Some of you may remember an article I wrote in our January issue looking at the historic ratios between oil, gold, the FTSE 100, UK property and London property. At the start of this year I wrote that the most out of kilter ratio was the Brent Crude price (at the time of writing it was $63.62 per barrel) and London property (at the time £471,800).
The 20-year historic ratio between the two is 4.7 (London property divided by 1,000, divided by 4.7 should be the same as the oil price). This implied that either oil should be around $100/b or London property prices needed to fall.
Despite recommending remortgaging London property and going long on the oil price at the beginning of 2017 also, (which earned a ROI of 48% that year), I suggested repeating the same trade again in 2018. So, around nine months later, how would that trade have worked out so far this year? At the time of writing (16th September), the Brent Crude oil price was $78.06/b, a rise of a 22.7% so far this year. London property prices have continued to slide (albeit slowly) falling by 0.6% in the first six months of 2018, to £468,800 at the end of Q2.

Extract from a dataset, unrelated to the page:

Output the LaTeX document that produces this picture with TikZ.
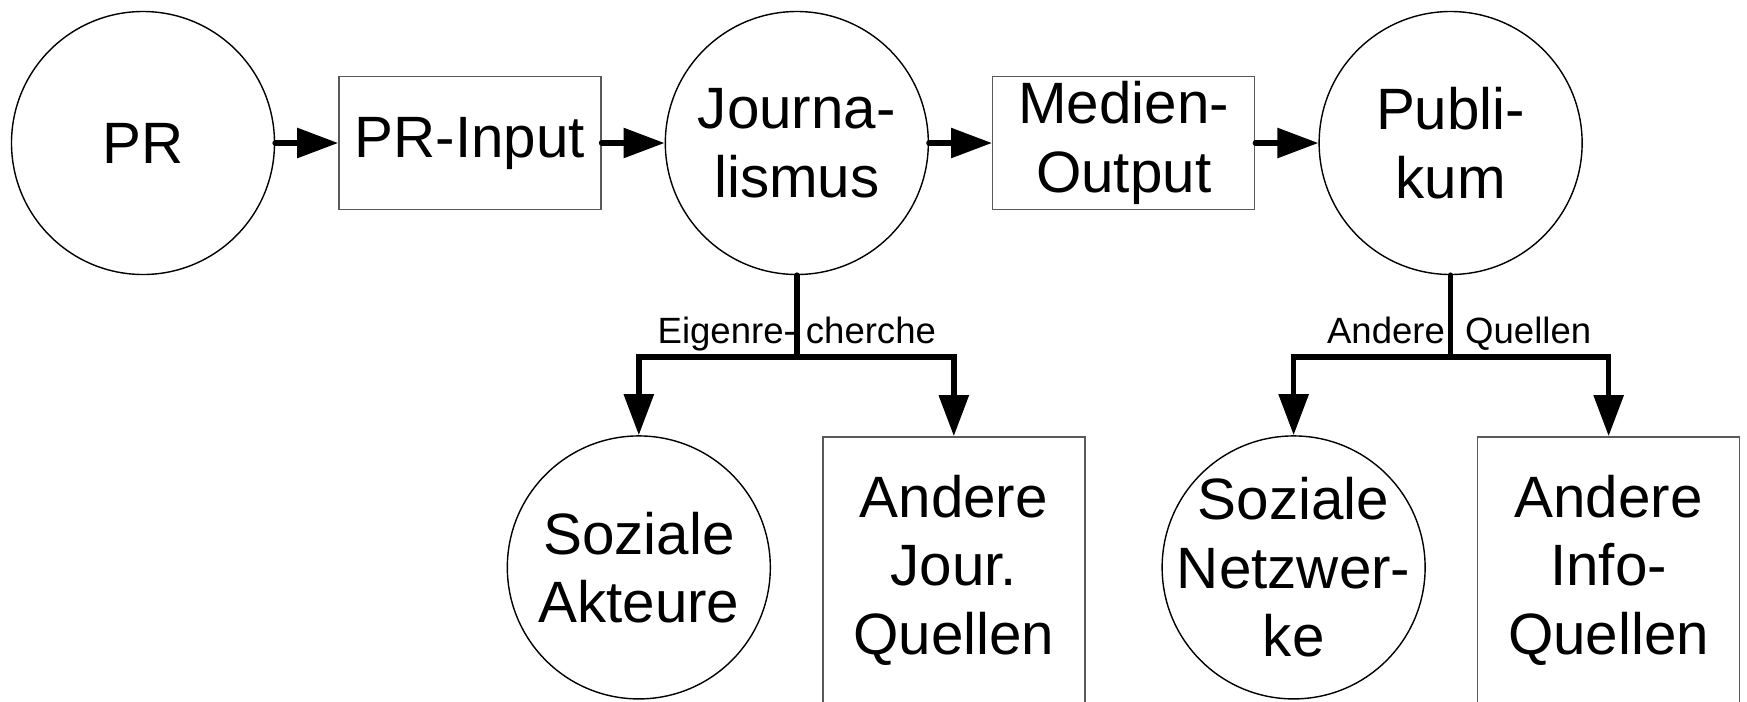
\documentclass[tikz,border=0pt]{standalone}
\usepackage{fontspec}
\setmainfont{Liberation Sans}
\usetikzlibrary{positioning, arrows.meta}

\begin{document}
\begin{tikzpicture}[
	actor/.style={circle, draw=black, thin, minimum size=2.63cm, inner sep=0, align=center, font=\fontsize{16.6}{19.5}\selectfont},
	source/.style={rectangle, draw=black!65, thin, minimum width=2.62cm, minimum height=1.33cm, inner sep=0, align=center, font=\fontsize{16.6}{19.5}\selectfont},
	flow/.style={-{Triangle[length=4.1mm, width=2.9mm]}, line width=1.6pt, line cap=round},
	stem/.style={line width=1.6pt, line cap=round},
	note/.style={font=\fontsize{10.4}{12}\selectfont, anchor=base},
	]
	\useasboundingbox (0,0) rectangle (17.47,-7.01);

		%Nodes
    \node[actor]        (PR)      at (1.43,-1.43)                  {PR};
    \node[source]       (PRin)    [right=0.63cm of PR]             {PR-Input};
    \node[actor]        (Journ)   [right=0.63cm of PRin]           {Journa-\\lismus};
    \node[source]       (MedOut)  [right=0.63cm of Journ]          {Medien-\\Output};
    \node[actor]        (Publ)    [right=0.63cm of MedOut]         {Publi-\\kum};

    \node[actor]        (SozAkt)  [below=1.6cm of Journ, xshift=-1.58cm]   {Soziale\\Akteure};
    \node[source, minimum height=2.66cm] (AndJour) [below=1.61cm of Journ, xshift=1.57cm] {Andere\\Jour.\\Quellen};
    \node[actor, inner sep=-2.5mm] (SozNet) [below=1.6cm of Publ, xshift=-1.57cm] {Soziale\\Netzwer-\\ke};
    \node[source, minimum height=2.66cm] (AndInfo) [below=1.61cm of Publ, xshift=1.58cm] {Andere\\Info-\\Quellen};

		%Lines
		\draw[flow] (PR) to (PRin);
		\draw[flow] (PRin) to (Journ);
		\draw[flow] (Journ) to (MedOut);
		\draw[flow] (MedOut) to (Publ);

		\draw[stem] (Journ.south) -- ++(0,-0.82) coordinate (jfork);
		\draw[flow] (jfork) -| (SozAkt.north);
		\draw[flow] (jfork) -| (AndJour.north);
		\node[note] (jlabel) at ([yshift=0.14cm]jfork) {Eigenre- cherche};

		\draw[stem] (Publ.south) -- ++(0,-0.82) coordinate (pfork);
		\draw[flow] (pfork) -| (SozNet.north);
		\draw[flow] (pfork) -| (AndInfo.north);
		\node[note] (plabel) at ([xshift=0.085cm, yshift=0.14cm]pfork) {Andere\ \ Quellen};
	\end{tikzpicture}
\end{document}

This drop in value of £3,000 would have been sweetened by a £107,000 profit going long on the oil price to the same value as
a typical London property, using a 25% deposit (by taking out a remortgage on your London property) on a trading exchange. In fact, the ROI earned from that remortgaged cash, were you to exit the trade in mid-September, would be 90.8%, or around 10% per month. In the past three years of writing about historic ratios of major asset prices in PIN, and detailing which trade the ratios indicate should be made, the following year has always seen a reversion to mean of those asset prices and outstanding profits.

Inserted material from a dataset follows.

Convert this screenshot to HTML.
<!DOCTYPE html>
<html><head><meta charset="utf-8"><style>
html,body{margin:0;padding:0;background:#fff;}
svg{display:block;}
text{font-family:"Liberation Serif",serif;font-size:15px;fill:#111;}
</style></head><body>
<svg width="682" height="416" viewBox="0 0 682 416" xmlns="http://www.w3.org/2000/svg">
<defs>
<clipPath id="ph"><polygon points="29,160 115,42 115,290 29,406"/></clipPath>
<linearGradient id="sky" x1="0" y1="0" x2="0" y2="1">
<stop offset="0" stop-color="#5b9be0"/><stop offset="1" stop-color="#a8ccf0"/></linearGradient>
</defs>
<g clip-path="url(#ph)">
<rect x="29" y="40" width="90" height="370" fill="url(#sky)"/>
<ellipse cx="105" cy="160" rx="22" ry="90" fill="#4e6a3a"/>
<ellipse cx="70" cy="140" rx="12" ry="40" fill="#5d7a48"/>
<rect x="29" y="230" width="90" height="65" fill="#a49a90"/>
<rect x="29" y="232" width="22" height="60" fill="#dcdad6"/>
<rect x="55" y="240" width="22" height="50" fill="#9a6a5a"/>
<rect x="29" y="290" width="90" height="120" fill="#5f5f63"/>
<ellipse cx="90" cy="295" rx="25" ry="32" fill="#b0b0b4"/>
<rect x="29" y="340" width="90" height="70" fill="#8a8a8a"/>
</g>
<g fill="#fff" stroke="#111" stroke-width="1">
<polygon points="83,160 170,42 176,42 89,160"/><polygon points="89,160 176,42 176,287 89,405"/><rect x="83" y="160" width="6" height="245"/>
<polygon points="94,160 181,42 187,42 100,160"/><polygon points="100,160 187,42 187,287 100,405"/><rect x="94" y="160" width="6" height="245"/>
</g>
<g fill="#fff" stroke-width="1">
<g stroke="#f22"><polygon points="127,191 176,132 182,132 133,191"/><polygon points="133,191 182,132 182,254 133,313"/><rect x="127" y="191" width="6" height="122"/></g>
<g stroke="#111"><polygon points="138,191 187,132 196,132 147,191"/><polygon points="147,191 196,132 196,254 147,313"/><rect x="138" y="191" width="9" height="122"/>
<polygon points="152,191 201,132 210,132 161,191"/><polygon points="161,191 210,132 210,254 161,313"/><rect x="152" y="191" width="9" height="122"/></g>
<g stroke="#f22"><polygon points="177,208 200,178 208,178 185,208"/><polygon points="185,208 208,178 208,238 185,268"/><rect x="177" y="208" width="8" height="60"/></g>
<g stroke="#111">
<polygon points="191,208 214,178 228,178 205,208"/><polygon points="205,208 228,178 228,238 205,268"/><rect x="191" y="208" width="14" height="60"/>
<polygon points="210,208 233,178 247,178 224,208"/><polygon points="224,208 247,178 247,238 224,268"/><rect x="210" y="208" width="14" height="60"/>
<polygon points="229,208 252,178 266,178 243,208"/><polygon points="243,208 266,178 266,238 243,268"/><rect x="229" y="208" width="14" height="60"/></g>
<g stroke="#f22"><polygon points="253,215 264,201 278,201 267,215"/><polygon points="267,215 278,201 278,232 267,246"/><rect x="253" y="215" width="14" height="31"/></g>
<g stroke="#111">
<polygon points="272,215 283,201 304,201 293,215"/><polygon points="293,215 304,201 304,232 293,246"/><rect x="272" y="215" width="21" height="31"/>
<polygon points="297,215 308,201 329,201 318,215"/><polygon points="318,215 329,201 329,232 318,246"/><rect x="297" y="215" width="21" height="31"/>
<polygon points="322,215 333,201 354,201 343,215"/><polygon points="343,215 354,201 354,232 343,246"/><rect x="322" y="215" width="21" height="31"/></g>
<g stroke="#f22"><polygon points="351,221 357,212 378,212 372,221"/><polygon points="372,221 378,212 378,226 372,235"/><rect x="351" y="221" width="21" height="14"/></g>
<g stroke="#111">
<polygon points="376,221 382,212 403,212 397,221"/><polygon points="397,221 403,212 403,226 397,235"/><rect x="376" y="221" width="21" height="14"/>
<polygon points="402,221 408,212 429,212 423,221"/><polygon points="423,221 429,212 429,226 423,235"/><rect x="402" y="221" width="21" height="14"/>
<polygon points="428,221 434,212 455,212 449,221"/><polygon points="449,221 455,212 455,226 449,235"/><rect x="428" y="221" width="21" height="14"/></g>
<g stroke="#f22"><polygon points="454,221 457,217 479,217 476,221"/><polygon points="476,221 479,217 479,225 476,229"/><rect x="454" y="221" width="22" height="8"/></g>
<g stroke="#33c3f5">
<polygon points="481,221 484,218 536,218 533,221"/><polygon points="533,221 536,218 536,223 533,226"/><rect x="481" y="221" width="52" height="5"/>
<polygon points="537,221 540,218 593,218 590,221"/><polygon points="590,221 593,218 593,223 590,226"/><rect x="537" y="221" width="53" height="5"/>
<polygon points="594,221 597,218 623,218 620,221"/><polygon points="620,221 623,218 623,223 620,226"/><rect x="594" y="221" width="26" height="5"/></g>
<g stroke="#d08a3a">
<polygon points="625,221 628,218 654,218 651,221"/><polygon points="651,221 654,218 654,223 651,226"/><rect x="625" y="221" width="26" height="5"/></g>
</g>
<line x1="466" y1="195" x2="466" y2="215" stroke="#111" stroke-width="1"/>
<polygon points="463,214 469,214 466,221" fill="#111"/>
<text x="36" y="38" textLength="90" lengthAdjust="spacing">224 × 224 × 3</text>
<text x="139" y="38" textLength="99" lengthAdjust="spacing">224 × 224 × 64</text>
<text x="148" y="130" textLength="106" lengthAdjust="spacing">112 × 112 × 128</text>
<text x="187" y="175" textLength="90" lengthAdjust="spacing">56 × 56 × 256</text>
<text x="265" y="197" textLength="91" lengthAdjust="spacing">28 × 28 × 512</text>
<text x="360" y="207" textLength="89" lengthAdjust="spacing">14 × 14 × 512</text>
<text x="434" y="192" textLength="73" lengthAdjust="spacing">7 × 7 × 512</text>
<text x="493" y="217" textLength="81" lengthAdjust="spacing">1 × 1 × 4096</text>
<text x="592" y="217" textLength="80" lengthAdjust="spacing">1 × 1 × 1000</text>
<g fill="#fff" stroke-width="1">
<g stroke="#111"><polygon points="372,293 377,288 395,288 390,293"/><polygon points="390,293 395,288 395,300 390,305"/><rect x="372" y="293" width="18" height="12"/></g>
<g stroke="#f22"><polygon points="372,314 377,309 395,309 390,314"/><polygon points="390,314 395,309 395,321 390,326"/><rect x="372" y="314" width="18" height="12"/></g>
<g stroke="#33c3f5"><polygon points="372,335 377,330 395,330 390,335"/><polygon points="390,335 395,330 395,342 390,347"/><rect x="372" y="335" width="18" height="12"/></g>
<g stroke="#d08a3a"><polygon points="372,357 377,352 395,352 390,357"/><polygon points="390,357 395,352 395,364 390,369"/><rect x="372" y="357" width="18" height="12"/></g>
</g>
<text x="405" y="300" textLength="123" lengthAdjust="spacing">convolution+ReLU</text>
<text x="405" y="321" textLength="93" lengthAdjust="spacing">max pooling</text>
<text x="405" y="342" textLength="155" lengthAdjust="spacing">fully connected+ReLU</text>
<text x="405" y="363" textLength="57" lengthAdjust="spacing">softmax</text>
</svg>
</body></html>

In this article we will not dwell on the historic ratios any longer (we will save that for our end of year review) but instead take a look at oil price expectations in general and what impact they may have on inflation, interest rates and ultimately, property prices.
Oil hovers near $80 a barrel as concern grows over global supply
Oil was close to its highest level this year in mid-September, after a drop in US crude inventories and the prospect of the loss of Iranian supply added to concerns over the delicate balance between consumption and production.